Freelance

Freelance

Freelance is a form of employment. Here, you will find a short guide to freelance agreements, including what the difference is between freelance and regular employment.

Freelance is a form of employment. Here, you will find a short guide to freelance agreements, including what the difference is between freelance and regular employment.

When are you freelance?

Freelance is a form of employment. In this case, the employer contracts the freelancer’s workforce from task to task. Typically, the relationship is regulated through a freelance agreement or a consultant agreement. The employer seldom has any obligations regarding vacation, sick leave or parental leave. Furthermore, you have to provide the necessary tools and office space by yourself, if you work freelance. Also, you are either partially or completely self-employed. It is very common to form your own company if you are freelance, e.g. a one-man-company or an entrepreneurial company.

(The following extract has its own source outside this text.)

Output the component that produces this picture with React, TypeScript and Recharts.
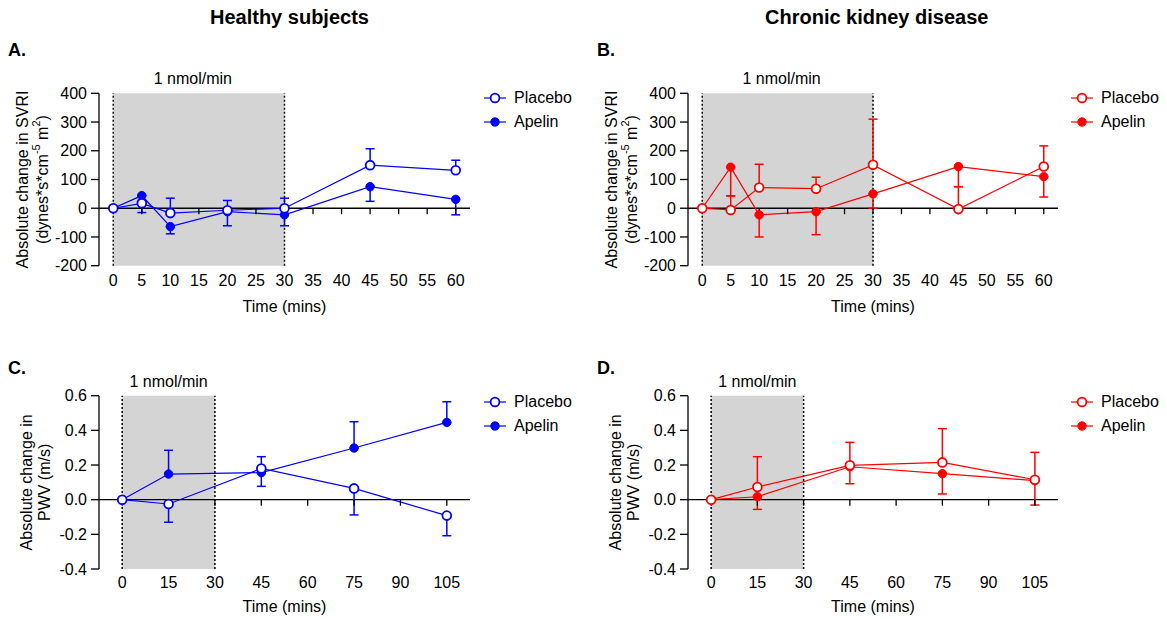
import React from 'react';
import {
  LineChart,
  Line,
  XAxis,
  YAxis,
  ReferenceArea,
  ReferenceLine,
  ReferenceDot,
  ErrorBar,
} from 'recharts';

const FONT = '"Liberation Sans", Arial, Helvetica, sans-serif';
const BLUE = '#0000ff';
const RED = '#ff0000';

// SVRI panels (A, B)
const svriTimes = [0, 5, 10, 20, 30, 45, 60];
const svriTicksX = [0, 5, 10, 15, 20, 25, 30, 35, 40, 45, 50, 55, 60];
const svriTicksY = [-200, -100, 0, 100, 200, 300, 400];

const healthySvriPlacebo = [0, 17, -17, -7, 0, 150, 132];
const healthySvriPlaceboErr = [[0, 0], [0, 10], [0, 52], [0, 34], [0, 35], [0, 57], [0, 35]];
const healthySvriApelin = [0, 44, -64, -12, -23, 75, 31];
const healthySvriApelinErr = [[0, 0], [59, 0], [25, 0], [49, 0], [38, 0], [51, 0], [54, 0]];

const ckdSvriPlacebo = [0, -6, 72, 68, 151, -3, 145];
const ckdSvriPlaceboErr = [[0, 0], [0, 49], [0, 81], [0, 40], [0, 159], [0, 78], [0, 72]];
const ckdSvriApelin = [0, 143, -23, -12, 50, 145, 110];
const ckdSvriApelinErr = [[0, 0], [100, 0], [77, 0], [80, 0], [50, 0], [70, 0], [71, 0]];

// PWV panels (C, D)
const pwvTimes = [0, 15, 45, 75, 105];
const pwvTicksX = [0, 15, 30, 45, 60, 75, 90, 105];
const pwvTicksY = [-0.4, -0.2, 0, 0.2, 0.4, 0.6];

const healthyPwvPlacebo = [0, -0.025, 0.18, 0.065, -0.092];
const healthyPwvPlaceboErr = [[0, 0], [0.105, 0], [0, 0.068], [0.153, 0], [0.116, 0]];
const healthyPwvApelin = [0, 0.148, 0.156, 0.298, 0.446];
const healthyPwvApelinErr = [[0, 0], [0, 0.137], [0.079, 0], [0, 0.152], [0, 0.119]];

const ckdPwvPlacebo = [0, 0.073, 0.198, 0.215, 0.115];
const ckdPwvPlaceboErr = [[0, 0], [0, 0.175], [0, 0.133], [0, 0.195], [0, 0.158]];
const ckdPwvApelin = [0, 0.017, 0.19, 0.15, 0.11];
const ckdPwvApelinErr = [[0, 0], [0.073, 0], [0.098, 0], [0.117, 0], [0.141, 0]];

function buildRows(times: number[], placebo: number[], placeboErr: number[][], apelin: number[], apelinErr: number[][]) {
  return times.map((t, i) => ({
    t,
    placebo: placebo[i],
    placeboErr: placeboErr[i],
    apelin: apelin[i],
    apelinErr: apelinErr[i],
  }));
}

const svriLabel = [
  <>Absolute change in SVRI</>,
  <>
    (dynes*s*cm<tspan dy={-6} fontSize={11}>-5</tspan>
    <tspan dy={6}> m</tspan>
    <tspan dy={-6} fontSize={11}>2</tspan>
    <tspan dy={6}>)</tspan>
  </>,
];
const pwvLabel = [<>Absolute change in</>, <>PWV (m/s)</>];

const makeYLabel = (lines: React.ReactNode[], xs: number[]) => (props: any) => {
  const vb = props.viewBox || { x: 0, y: 0, width: 0, height: 0 };
  const cy = vb.y + vb.height / 2;
  return (
    <g>
      {lines.map((ln, i) => (
        <text
          key={i}
          x={vb.x + xs[i]}
          y={cy}
          transform={`rotate(-90, ${vb.x + xs[i]}, ${cy})`}
          textAnchor="middle"
          dominantBaseline="central"
          fontSize={16}
          fill="#000"
          fontFamily={FONT}
        >
          {ln}
        </text>
      ))}
    </g>
  );
};

const zeroTick = (props: any) => (
  <line x1={props.cx} y1={props.cy} x2={props.cx} y2={props.cy + 6} stroke="#000" strokeWidth={1.3} />
);

interface PanelProps {
  left: number;
  top: number;
  width: number;
  height: number;
  marginTop: number;
  marginRight: number;
  marginBottom: number;
  xAxisHeight: number;
  tickMargin: number;
  rows: any[];
  xDomain: [number, number];
  xTicks: number[];
  yDomain: [number, number];
  yTicks: number[];
  yFmt: (v: number) => string;
  color: string;
  yLabel: React.ReactNode[];
  yLabelX: number[];
  bandDx: number;
}

function Panel(p: PanelProps) {
  const openDot = { r: 4.4, fill: '#fff', stroke: p.color, strokeWidth: 1.8 };
  const fullDot = { r: 4.2, fill: p.color, stroke: p.color, strokeWidth: 1 };
  return (
    <div style={{ position: 'absolute', left: p.left, top: p.top }}>
      <LineChart
        width={p.width}
        height={p.height}
        data={p.rows}
        margin={{ top: p.marginTop, right: p.marginRight, bottom: p.marginBottom, left: 0 }}
        style={{ fontFamily: FONT }}
      >
        <ReferenceArea
          x1={0}
          x2={30}
          fill="#d4d4d4"
          fillOpacity={1}
          stroke="none"
          label={{ value: '1 nmol/min', position: 'top', offset: 9, fill: '#000', fontSize: 16, dx: p.bandDx }}
        />
        <ReferenceLine x={0} stroke="#000" strokeWidth={1.5} strokeDasharray="2 2" />
        <ReferenceLine x={30} stroke="#000" strokeWidth={1.5} strokeDasharray="2 2" />
        <ReferenceLine y={0} stroke="#000" strokeWidth={1.3} />
        {p.xTicks.map((t) => (
          <ReferenceDot key={t} x={t} y={0} r={0} shape={zeroTick} />
        ))}
        <XAxis
          type="number"
          dataKey="t"
          domain={p.xDomain}
          ticks={p.xTicks}
          interval={0}
          allowDataOverflow
          axisLine={false}
          tickLine={false}
          tickSize={6}
          tickMargin={p.tickMargin}
          height={p.xAxisHeight}
          tick={{ fill: '#000', fontSize: 16 }}
          label={{ value: 'Time (mins)', position: 'insideBottom', offset: 0, fill: '#000', fontSize: 16 }}
        />
        <YAxis
          type="number"
          domain={p.yDomain}
          ticks={p.yTicks}
          interval={0}
          allowDataOverflow
          width={99}
          tickSize={8}
          tickMargin={4}
          axisLine={{ stroke: '#000', strokeWidth: 1.3 }}
          tickLine={{ stroke: '#000', strokeWidth: 1.3 }}
          tick={{ fill: '#000', fontSize: 16 }}
          tickFormatter={p.yFmt}
          label={{ content: makeYLabel(p.yLabel, p.yLabelX) }}
        />
        {/* lines with error bars */}
        <Line type="linear" dataKey="apelin" stroke={p.color} strokeWidth={1.2} dot={false} activeDot={false} isAnimationActive={false}>
          <ErrorBar dataKey="apelinErr" width={4.5} stroke={p.color} strokeWidth={1.5} direction="y" />
        </Line>
        <Line type="linear" dataKey="placebo" stroke={p.color} strokeWidth={1.2} dot={false} activeDot={false} isAnimationActive={false}>
          <ErrorBar dataKey="placeboErr" width={4.5} stroke={p.color} strokeWidth={1.5} direction="y" />
        </Line>
        {/* markers on top */}
        <Line type="linear" dataKey="apelin" stroke="none" dot={fullDot} activeDot={false} isAnimationActive={false} />
        <Line type="linear" dataKey="placebo" stroke="none" dot={openDot} activeDot={false} isAnimationActive={false} />
      </LineChart>
    </div>
  );
}

function LegendRow({ x, y, color, open, text }: { x: number; y: number; color: string; open: boolean; text: string }) {
  return (
    <div style={{ position: 'absolute', left: x, top: y - 12, height: 24, display: 'flex', alignItems: 'center' }}>
      <svg width={22} height={12} style={{ display: 'block' }}>
        <line x1={0} y1={6} x2={22} y2={6} stroke={color} strokeWidth={1.2} />
        <circle cx={11} cy={6} r={open ? 4.4 : 4.2} fill={open ? '#fff' : color} stroke={color} strokeWidth={open ? 1.8 : 1} />
      </svg>
      <span style={{ marginLeft: 8, fontSize: 16, color: '#000', fontFamily: FONT, whiteSpace: 'nowrap' }}>{text}</span>
    </div>
  );
}

const textStyle: React.CSSProperties = { position: 'absolute', fontFamily: FONT, color: '#000', fontWeight: 'bold', whiteSpace: 'nowrap' };

export default function App() {
  const svriCommon = {
    width: 0,
    height: 260,
    marginTop: 33.3,
    marginBottom: 8.3,
    xAxisHeight: 46,
    tickMargin: 3,
    xDomain: [-2.5, 62.5] as [number, number],
    xTicks: svriTicksX,
    yDomain: [-200, 400] as [number, number],
    yTicks: svriTicksY,
    yFmt: (v: number) => String(v),
    yLabel: svriLabel,
    yLabelX: [22, 42],
    bandDx: -6,
  };
  const pwvCommon = {
    width: 0,
    height: 257,
    marginTop: 33.7,
    marginBottom: 7,
    xAxisHeight: 43,
    tickMargin: 2,
    xDomain: [-7.5, 112.5] as [number, number],
    xTicks: pwvTicksX,
    yDomain: [-0.4, 0.6] as [number, number],
    yTicks: pwvTicksY,
    yFmt: (v: number) => v.toFixed(1),
    yLabel: pwvLabel,
    yLabelX: [27, 45],
    bandDx: 0,
  };

  return (
    <div style={{ position: 'absolute', left: 0, top: 0, width: 1167, height: 619, background: '#fff', overflow: 'hidden' }}>
      <div style={{ ...textStyle, left: 210, top: 6, fontSize: 20 }}>Healthy subjects</div>
      <div style={{ ...textStyle, left: 765, top: 6, fontSize: 20 }}>Chronic kidney disease</div>
      <div style={{ ...textStyle, left: 8, top: 40, fontSize: 18 }}>A.</div>
      <div style={{ ...textStyle, left: 597, top: 40, fontSize: 18 }}>B.</div>
      <div style={{ ...textStyle, left: 8, top: 358, fontSize: 18 }}>C.</div>
      <div style={{ ...textStyle, left: 597, top: 358, fontSize: 18 }}>D.</div>

      <Panel
        {...svriCommon}
        left={0}
        top={60}
        width={589}
        marginRight={119}
        color={BLUE}
        rows={buildRows(svriTimes, healthySvriPlacebo, healthySvriPlaceboErr, healthySvriApelin, healthySvriApelinErr)}
      />
      <Panel
        {...svriCommon}
        left={589}
        top={60}
        width={578}
        marginRight={109}
        color={RED}
        rows={buildRows(svriTimes, ckdSvriPlacebo, ckdSvriPlaceboErr, ckdSvriApelin, ckdSvriApelinErr)}
      />
      <Panel
        {...pwvCommon}
        left={0}
        top={362}
        width={589}
        marginRight={119}
        color={BLUE}
        rows={buildRows(pwvTimes, healthyPwvPlacebo, healthyPwvPlaceboErr, healthyPwvApelin, healthyPwvApelinErr)}
      />
      <Panel
        {...pwvCommon}
        left={589}
        top={362}
        width={578}
        marginRight={109}
        color={RED}
        rows={buildRows(pwvTimes, ckdPwvPlacebo, ckdPwvPlaceboErr, ckdPwvApelin, ckdPwvApelinErr)}
      />

      <LegendRow x={484} y={97.7} color={BLUE} open text="Placebo" />
      <LegendRow x={484} y={122.3} color={BLUE} open={false} text="Apelin" />
      <LegendRow x={1071} y={97.7} color={RED} open text="Placebo" />
      <LegendRow x={1071} y={122.3} color={RED} open={false} text="Apelin" />
      <LegendRow x={484} y={401.7} color={BLUE} open text="Placebo" />
      <LegendRow x={484} y={425.7} color={BLUE} open={false} text="Apelin" />
      <LegendRow x={1071} y={401.7} color={RED} open text="Placebo" />
      <LegendRow x={1071} y={425.7} color={RED} open={false} text="Apelin" />
    </div>
  );
}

Freelance is common in journalism, photography, the construction industry and other fields, where only short term and occasional employment on a fee basis is needed. Since the job market increasingly demands flexibility, it has become more regular to work freelance.

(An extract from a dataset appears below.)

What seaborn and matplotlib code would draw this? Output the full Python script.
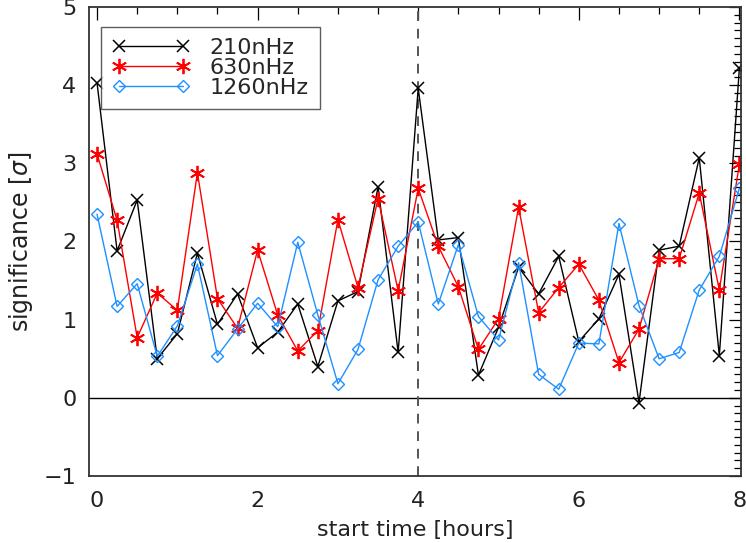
import numpy as np
import pandas as pd
import matplotlib
matplotlib.use("Agg")
import matplotlib.pyplot as plt
import seaborn as sns
from matplotlib.ticker import MultipleLocator

# ---- data ----
start_time = [0.0, 0.25, 0.5, 0.75, 1.0, 1.25, 1.5, 1.75, 2.0, 2.25, 2.5, 2.75,
              3.0, 3.25, 3.5, 3.75, 4.0, 4.25, 4.5, 4.75, 5.0, 5.25, 5.5, 5.75,
              6.0, 6.25, 6.5, 6.75, 7.0, 7.25, 7.5, 7.75, 8.0]
sig_210 = [4.03, 1.88, 2.53, 0.50, 0.82, 1.85, 0.94, 1.33, 0.64, 0.84, 1.20, 0.40,
           1.24, 1.36, 2.70, 0.58, 3.96, 2.02, 2.05, 0.29, 0.90, 1.67, 1.33, 1.81,
           0.72, 1.01, 1.58, -0.06, 1.89, 1.94, 3.07, 0.54, 4.22]
sig_630 = [3.12, 2.27, 0.77, 1.34, 1.12, 2.88, 1.27, 0.89, 1.89, 1.06, 0.60, 0.86,
           2.28, 1.41, 2.55, 1.37, 2.68, 1.94, 1.42, 0.62, 1.01, 2.44, 1.09, 1.41,
           1.71, 1.25, 0.45, 0.88, 1.78, 1.78, 2.62, 1.38, 2.99]
sig_1260 = [2.35, 1.17, 1.46, 0.53, 0.92, 1.71, 0.54, 0.88, 1.21, 0.91, 1.99, 1.06,
            0.18, 0.62, 1.51, 1.94, 2.25, 1.20, 1.96, 1.04, 0.74, 1.73, 0.30, 0.11,
            0.70, 0.69, 2.23, 1.18, 0.50, 0.58, 1.38, 1.81, 2.68]
series_labels = ["210nHz", "630nHz", "1260nHz"]
x_ticks = [0, 2, 4, 6, 8]
y_ticks = [-1, 0, 1, 2, 3, 4, 5]
y_tick_labels = ["\u22121", "0", "1", "2", "3", "4", "5"]

df = pd.DataFrame({
    "start time": start_time * 3,
    "significance": sig_210 + sig_630 + sig_1260,
    "series": sum([[lab] * len(start_time) for lab in series_labels], []),
})

sns.set_style("white")
plt.rcParams["font.family"] = ["DejaVu Sans"]

fig = plt.figure(figsize=(7.46, 5.43), dpi=100)
ax = fig.add_axes([0.1193, 0.1234, 0.8740, 0.8637])

styles = {
    "210nHz": dict(color="black", marker="x", ms=9, mew=1.1, mfc="black"),
    "630nHz": dict(color="#ff0000", marker=(6, 2, 0), ms=11, mew=1.3, mfc="#ff0000"),
    "1260nHz": dict(color="#1e90ff", marker="D", ms=6.5, mew=1.0, mfc="none"),
}
for lab in series_labels:
    st = styles[lab]
    sns.lineplot(data=df[df["series"] == lab], x="start time", y="significance",
                 ax=ax, color=st["color"], marker=st["marker"], markersize=st["ms"],
                 markeredgewidth=st["mew"], markerfacecolor=st["mfc"],
                 markeredgecolor=st["color"], linewidth=1.0, label=lab,
                 errorbar=None, estimator=None)

ax.axhline(0, color="black", lw=1.0, zorder=1)
ax.axvline(4, color="#555555", lw=1.4, ls=(0, (5, 4)), zorder=1)

ax.set_xlim(-0.1, 8.02)
ax.set_ylim(-1, 5)
ax.set_xticks(x_ticks)
ax.set_yticks(y_ticks)
ax.set_yticklabels(y_tick_labels)
ax.xaxis.set_minor_locator(MultipleLocator(0.5))
ax.yaxis.set_minor_locator(MultipleLocator(0.1))
ax.tick_params(which="both", direction="in", top=True, right=True,
               color="black", width=0.9)
ax.tick_params(which="major", length=9, labelsize=16, labelcolor="#222222")
ax.tick_params(axis="x", which="major", pad=11)
ax.tick_params(axis="y", which="major", pad=9)
ax.tick_params(which="minor", length=5)
for sp in ax.spines.values():
    sp.set_color("#333333")
    sp.set_linewidth(1.3)

ax.set_xlabel("start time [hours]", fontsize=16, color="#222222", labelpad=6)
ax.set_ylabel("significance [$\\sigma$]", fontsize=17, color="#222222")
ax.yaxis.set_label_coords(-0.083, 0.5)

leg = ax.legend(loc="upper left", bbox_to_anchor=(0.018, 0.958), numpoints=2,
                handlelength=3.5, fontsize=16, frameon=True, fancybox=False,
                borderpad=0.5, labelspacing=0.0, handletextpad=0.9,
                borderaxespad=0.0)
leg.get_frame().set_edgecolor("#333333")
leg.get_frame().set_linewidth(1.0)

fig.savefig("out.png", dpi=100)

Freelance or regular employment


Companies occasionally try to circumvent the law on salaried employees and other employment-related laws by hiring freelancers. This way, the employee works at their own expense and risk. The salary is not guaranteed and the employer can withhold payment if they are unsatisfied with the work.


In a regular employment it does not matter, if you call it freelance or not. You would be covered by regular laws and enjoy privileges like a notice period, continued payment during parental leave, holiday pay and such.


It plays a role, whether the freelancer is allowed to hire others for the job. If not, then it is an employee relationship. That is still true, if the company incurs expenses connected to the work, the employee receives a monthly salary and completes the work in the company’s name.


If instead you are self-employed and registered for VAT-purposes, it is a freelance employment. This is also applicable, if you advertise your services independently and earn your living by completing freelance work for many different companies. In this case there are a number of rights and privileges that don’t apply to you, such as holiday allowance. But instead you are free to work whenever you decide to. Also, you often get paid a higher hourly wage.


The rules are very complicated and often demand evaluation on a case to case basis. Consider reading our article on consultant agreements too.

Freelance agreements


As with any other kind of work and cooperation, it is important to have a very clear and precise contract. One should make sure to receive the appropriate payment for their time and to minimize the risk of disputes about price and delivery.


The agreement should include an extensive description of the work that is to be completed by the freelancer. This includes a description of the material, quantity and deadline for delivery. Furthermore, the fee and method of payment should be specified as well. Should it be paid continuously? On delivery? Is it a fixed amount or an hourly fee? And what if the work is unfinished? How is the fee to be paid in that event?


At the same time, it is necessary for both parties to make it clear who owns the copyright for eventual publications. Who owns the rights? How long does the copyright last? How may it be used? Finally, it could also be helpful to agree on who is credited for the publication and who is allowed to edit it.


If employed using a freelance agreement, one typically needs to issue an invoice as opposed to receiving a paycheck.